|>>|| No. 22498
A fairly large part of the cost of any car is the up-front cost of design and of setting up a production line. Launching a new family car can cost the best part of £500m before you've even built a single production vehicle. Platform sharing (using the same basic design for many different models) is vital in the modern motor industry, by spreading that up-front cost across more vehicles sold. You also make big gains in terms of distribution and servicing, because the same spare parts can be used across many different cars.

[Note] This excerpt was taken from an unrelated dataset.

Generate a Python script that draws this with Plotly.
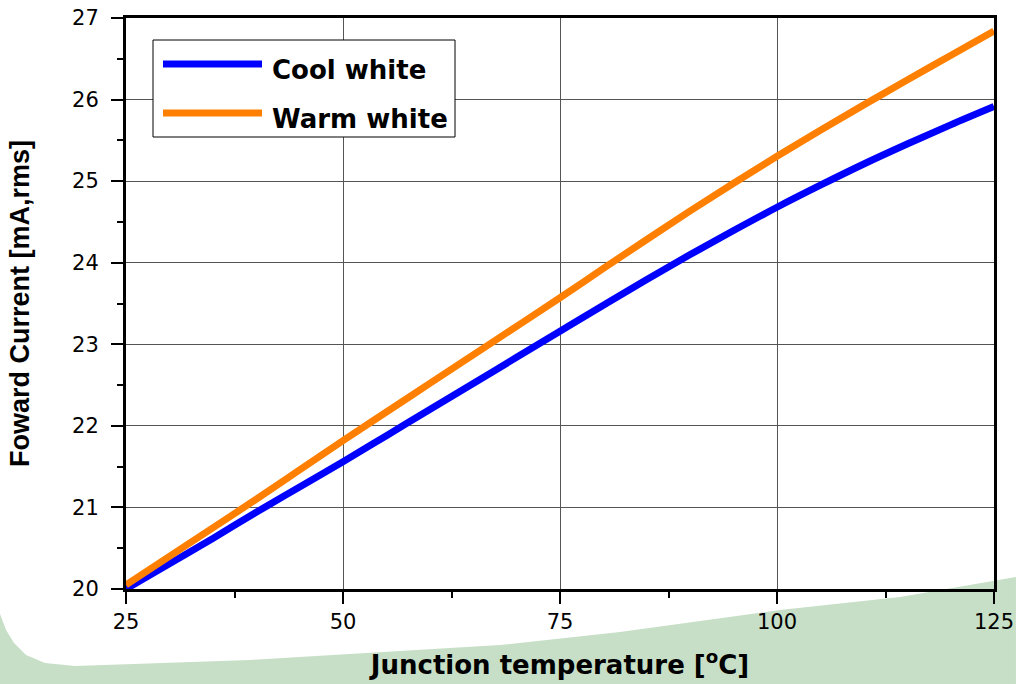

For example, (excluding the i series) BMW only really make four cars, they just dress them up differently - one Mini platform, a small car (1/X1/2/3 series) a large car (4/5/6/7 series and Rolls Royce) and their crossover SUVs. The only real difference between the cars in each group are the bodyshells, interior trim and some minor component changes to adjust ride height, with the mechanicals underneath being essentially identical. They plan to consolidate that to just two platforms by 2017. BMW have many technology-sharing deals with other companies - selling engine packages to smaller manufacturers, swapping engine and electronics technology with Mercedes and so on.
VAG's big plan is to move to a single mega-platform for the majority of their cars. The MQB platform will provide the underpinnings for the next models of Polo, Beetle, Golf, Scirocco, Jetta, Tiguan, Touran, Sharan and Passat, all Skodas and Seats, and all front-wheel-drive Audis. They have figured out some very clever tricks to allow them to build cars of different wheelbase and track on the same production line.
Three other platforms will cover the rest of the range - NSF for very small city cars, MLB for front-engined Audis, Porsches and Bentleys, and MSB for mid- and rear-engined Porsches and Lamborghinis (and the Audi R8). Within the next five years, all VAG cars except the XL1 and the Veyron should be based on those four platforms. This is the main reason why buying up lots of brands would make sense for them - they could launch a completely new range for a brand at minimal cost, thanks to the flexibility of their platforms.